#### [Given request]
Return, without pictures, the lines from the start of the data through the one that contains "xr = list(range(len(quarters_right)))".

## begin Input data

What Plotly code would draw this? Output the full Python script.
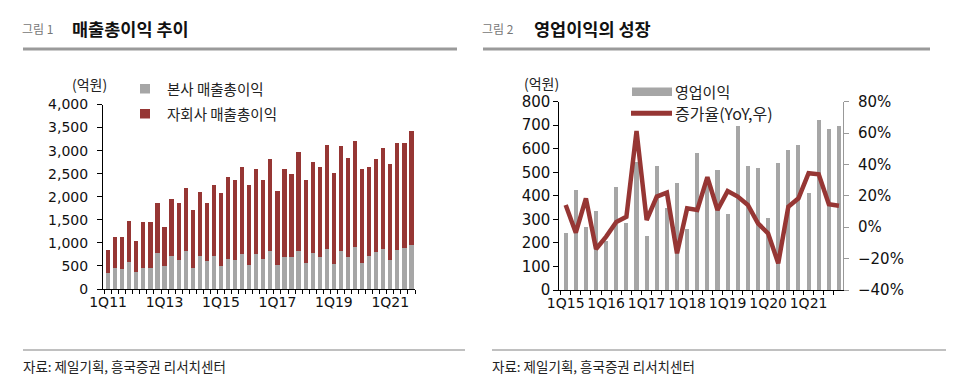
import plotly.graph_objects as go

W, H = 961, 389

# ---------------- data ----------------
quarters_left = [f"{q}Q{y:02d}" for y in range(11, 22) for q in range(1, 5)]
hq_gross = [345, 460, 432, 590, 374, 460, 460, 778, 490, 720, 626, 814, 460, 720, 598, 720,
            490, 655, 626, 756, 526, 756, 655, 814, 526, 684, 684, 814, 562, 785, 691, 878,
            533, 814, 691, 907, 562, 720, 792, 878, 626, 850, 886, 958]
sub_gross = [505, 678, 706, 893, 656, 987, 987, 1094, 864, 1224, 1246, 1382, 1246, 1375, 1274, 1534,
             1584, 1764, 1736, 1894, 1735, 1836, 1707, 1994, 1605, 1908, 1800, 2160, 1800, 1958, 1959, 2254,
             1987, 2282, 2153, 2297, 2030, 1930, 2016, 2189, 2081, 2318, 2282, 2462]

quarters_right = [f"{q}Q{y:02d}" for y in range(15, 22) for q in range(1, 5)]
op_profit = [241, 425, 266, 336, 210, 436, 286, 545, 229, 527, 350, 456, 259, 583,
             475, 510, 323, 698, 527, 520, 304, 538, 595, 615, 412, 722, 684, 697]
yoy_growth = [14.2, -3.5, 18.4, -13.9, -6.0, 3.3, 6.7, 61.3, 4.6, 19.5, 22.0, -16.6, 12.0, 11.0,
              31.9, 11.0, 23.0, 19.5, 14.2, 2.5, -3.9, -23.0, 13.1, 18.4, 34.4, 33.7, 14.6, 13.7]

left_ticks = [0, 500, 1000, 1500, 2000, 2500, 3000, 3500, 4000]
right_ticks = [0, 100, 200, 300, 400, 500, 600, 700, 800]
pct_ticks = [-40, -20, 0, 20, 40, 60, 80]
pct_labels = ["−40%", "−20%", "0%", "20%", "40%", "60%", "80%"]

GREY = "#A6A6A6"
RED = "#963634"
NUMFONT = "DejaVu Sans"
KFONT = "Noto Sans CJK KR"


def X(px):
    return px / W


def Y(py):
    return 1 - py / H


xl = list(range(len(quarters_left)))
xr = list(range(len(quarters_right)))

fig = go.Figure()
fig.add_trace(go.Bar(x=xl, y=hq_gross, name="본사 매출총이익", marker_color=GREY,
                     width=0.6, xaxis="x", yaxis="y", showlegend=False))
fig.add_trace(go.Bar(x=xl, y=sub_gross, name="자회사 매출총이익", marker_color=RED,
                     width=0.6, xaxis="x", yaxis="y", showlegend=False))
fig.add_trace(go.Bar(x=xr, y=op_profit, name="영업이익", marker_color=GREY,
                     width=0.4, xaxis="x2", yaxis="y3", showlegend=False))
fig.add_trace(go.Scatter(x=xr, y=yoy_growth, name="증가율(YoY,우)", mode="lines",
                         line=dict(color=RED, width=4.5), xaxis="x2", yaxis="y4",
                         showlegend=False))

tickfont = dict(family=NUMFONT, size=14, color="#111")

fig.update_layout(
    template="none",
    width=W, height=H, margin=dict(l=0, r=0, t=0, b=0, pad=0, autoexpand=False),
    paper_bgcolor="white", plot_bgcolor="white",
    barmode="stack", showlegend=False,
    xaxis=dict(domain=[X(103), X(415)], range=[-0.72, 43.5], showgrid=False, zeroline=False,
               automargin=False,
               showline=True, linecolor="black", linewidth=1,
               tickvals=xl[::8], ticktext=quarters_left[::8], ticks="", tickfont=tickfont,
               minor=dict(tickmode="linear", tick0=-0.5, dtick=1, ticks="outside",
                          ticklen=4, tickcolor="black", showgrid=False)),
    yaxis=dict(domain=[Y(289), Y(104.5)], range=[0, 4000], tickvals=left_ticks,
               automargin=False,
               tickformat=",d", showgrid=False, zeroline=False, showline=True,
               linecolor="black", linewidth=1, ticks="outside", ticklen=5, tickcolor="black",
               tickfont=tickfont, ticklabelstandoff=6, anchor="x"),
    xaxis2=dict(domain=[X(559.3), X(843)], range=[-0.63, 27.4], showgrid=False, zeroline=False,
                automargin=False,
                showline=True, linecolor="black", linewidth=1, anchor="y3",
                tickvals=xr[::4], ticktext=quarters_right[::4], ticks="", tickfont=tickfont,
                minor=dict(tickmode="linear", tick0=-0.5, dtick=1, ticks="outside",
                           ticklen=4, tickcolor="black", showgrid=False)),
    yaxis3=dict(domain=[Y(290), Y(101.7)], range=[0, 800], tickvals=right_ticks,
                automargin=False,
                showgrid=False, zeroline=False, showline=True, linecolor="black", linewidth=1,
                ticks="outside", ticklen=5, tickcolor="black",
                tickfont=dict(family=NUMFONT, size=15, color="#111"), anchor="x2"),
    yaxis4=dict(domain=[Y(290), Y(101.7)], range=[-40, 80], tickvals=pct_ticks,
                ticktext=pct_labels, automargin=False,
                showgrid=False, zeroline=False, showline=True,
                linecolor="#999", linewidth=1, ticks="outside", ticklen=5, tickcolor="#999",
                tickfont=dict(family=NUMFONT, size=15, color="#111"), ticklabelstandoff=6,
                overlaying="y3", side="right", anchor="x2"),
)

shapes = []
annos = []


def text(x, y, s, size, color="#111", bold=False, family=KFONT):
    annos.append(dict(x=X(x), y=Y(y), xref="paper", yref="paper", text=f"<b>{s}</b>" if bold else s,
                      showarrow=False, xanchor="left", yanchor="middle", borderpad=0,
                      font=dict(family=family, size=size, color=color)))


def hline(x0, x1, y, w, c):
    shapes.append(dict(type="line", xref="paper", yref="paper", x0=X(x0), x1=X(x1), y0=Y(y), y1=Y(y),
                       line=dict(color=c, width=w)))


def rect(x0, x1, y0, y1, c):
    shapes.append(dict(type="rect", xref="paper", yref="paper", x0=X(x0), x1=X(x1), y0=Y(y0), y1=Y(y1),
                       fillcolor=c, line=dict(width=0)))


# titles
text(21, 29, "그림 1", 12, "#777")
text(71, 29, "매출총이익 추이", 17.5, "#111", bold=True)
text(481, 29, "그림 2", 12, "#777")
text(533, 29, "영업이익의 성장", 17.5, "#111", bold=True)
hline(23, 457, 49, 3, "#9a9a9a")
hline(483, 930, 49, 3, "#9a9a9a")

# bottom source
hline(23, 465, 350, 2, "#c0c0c0")
hline(492, 946, 350, 2, "#c0c0c0")
text(22, 366, "자료: 제일기획, 흥국증권 리서치센터", 13.5, "#222")
text(491, 366, "자료: 제일기획, 흥국증권 리서치센터", 13.5, "#222")

# units
text(71, 84, "(억원)", 14, "#222")
text(523, 82.5, "(억원)", 14, "#222")

# left legend
rect(140, 150, 84, 93.5, GREY)
text(166, 88.5, "본사 매출총이익", 14.5, "#222")
rect(140, 150, 109, 118.5, RED)
text(166, 113.5, "자회사 매출총이익", 14.5, "#222")

# right legend
rect(632, 672, 87.5, 96, GREY)
text(674, 91.5, "영업이익", 15, "#222")
hline(631, 672, 113.3, 5, RED)
text(674, 113.3, "증가율(YoY,우)", 16, "#222")

fig.update_layout(shapes=shapes, annotations=annos)
fig.write_html("out.html", config={"displayModeBar": False},
               post_script="document.body.style.margin='0';document.body.style.overflow='hidden';")
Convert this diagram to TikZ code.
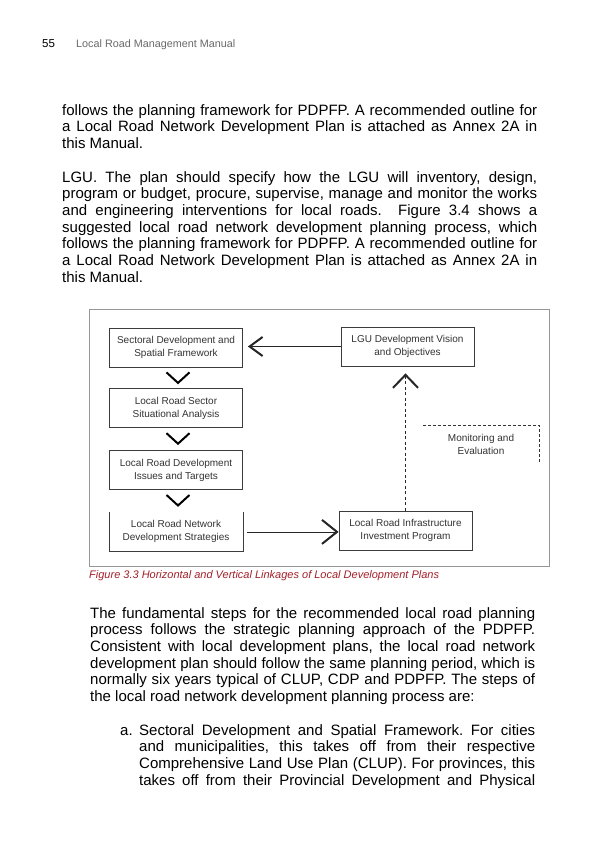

## end Input data

#### [Response below]
What Plotly code would draw this? Output the full Python script.
import plotly.graph_objects as go

W, H = 961, 389

# ---------------- data ----------------
quarters_left = [f"{q}Q{y:02d}" for y in range(11, 22) for q in range(1, 5)]
hq_gross = [345, 460, 432, 590, 374, 460, 460, 778, 490, 720, 626, 814, 460, 720, 598, 720,
            490, 655, 626, 756, 526, 756, 655, 814, 526, 684, 684, 814, 562, 785, 691, 878,
            533, 814, 691, 907, 562, 720, 792, 878, 626, 850, 886, 958]
sub_gross = [505, 678, 706, 893, 656, 987, 987, 1094, 864, 1224, 1246, 1382, 1246, 1375, 1274, 1534,
             1584, 1764, 1736, 1894, 1735, 1836, 1707, 1994, 1605, 1908, 1800, 2160, 1800, 1958, 1959, 2254,
             1987, 2282, 2153, 2297, 2030, 1930, 2016, 2189, 2081, 2318, 2282, 2462]

quarters_right = [f"{q}Q{y:02d}" for y in range(15, 22) for q in range(1, 5)]
op_profit = [241, 425, 266, 336, 210, 436, 286, 545, 229, 527, 350, 456, 259, 583,
             475, 510, 323, 698, 527, 520, 304, 538, 595, 615, 412, 722, 684, 697]
yoy_growth = [14.2, -3.5, 18.4, -13.9, -6.0, 3.3, 6.7, 61.3, 4.6, 19.5, 22.0, -16.6, 12.0, 11.0,
              31.9, 11.0, 23.0, 19.5, 14.2, 2.5, -3.9, -23.0, 13.1, 18.4, 34.4, 33.7, 14.6, 13.7]

left_ticks = [0, 500, 1000, 1500, 2000, 2500, 3000, 3500, 4000]
right_ticks = [0, 100, 200, 300, 400, 500, 600, 700, 800]
pct_ticks = [-40, -20, 0, 20, 40, 60, 80]
pct_labels = ["−40%", "−20%", "0%", "20%", "40%", "60%", "80%"]

GREY = "#A6A6A6"
RED = "#963634"
NUMFONT = "DejaVu Sans"
KFONT = "Noto Sans CJK KR"


def X(px):
    return px / W


def Y(py):
    return 1 - py / H


xl = list(range(len(quarters_left)))
xr = list(range(len(quarters_right)))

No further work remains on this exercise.